New retrospective research published online March 1 in the Journal of the American College of Radiology shows that increased wait days to undergo MRI exams lead to minorities and patients of lower socioeconomic status missing more imaging appointments.
"Efforts to reduce wait days may improve equity in access to and utilization of advanced diagnostic imaging for all patients," wrote lead author Dania Daye, MD, PhD from the department of radiology at Massachusetts General Hospital and Harvard Medical School in Boston, and colleagues.
Daye and colleagues analyzed 42,727 adult patients scheduled for outpatient MRI exams during a 12-month period while also obtaining scheduling data and demographic information.
"Linear regression was performed to assess the relationship between missed appointment rates and wait days, stratified by race, income and patient insurance groups with analysis of covariance statistics," the researchers wrote.

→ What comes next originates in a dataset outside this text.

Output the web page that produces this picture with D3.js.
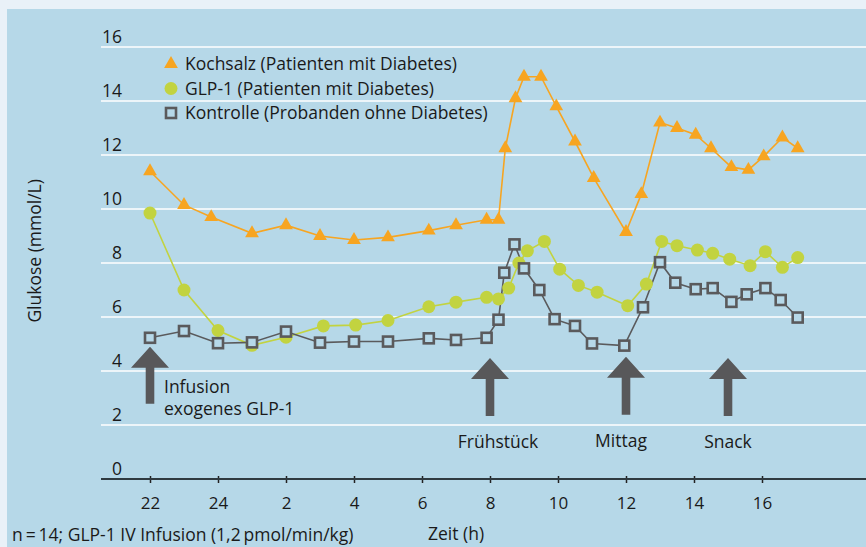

Researchers found the average number of wait days among study participants was 7.95. Overall, missed appointments and wait days linearly increased, suggesting that a covariance revealing that minorities and Medicaid insurance are "significant effect modifiers."
"Multivariate regression showed increased odds ratio for missed appointments for patients with increased wait days (7-21 days: odds ratio [OR], 1.39; >21 days: OR, 1.77), African American patients (OR, 1.71), Hispanic patients (OR, 1.30), patients with noncommercial insurance (OR, 2.00-2.55), and those with imaging performed at the main hospital campus (OR, 1.51)," according to researchers.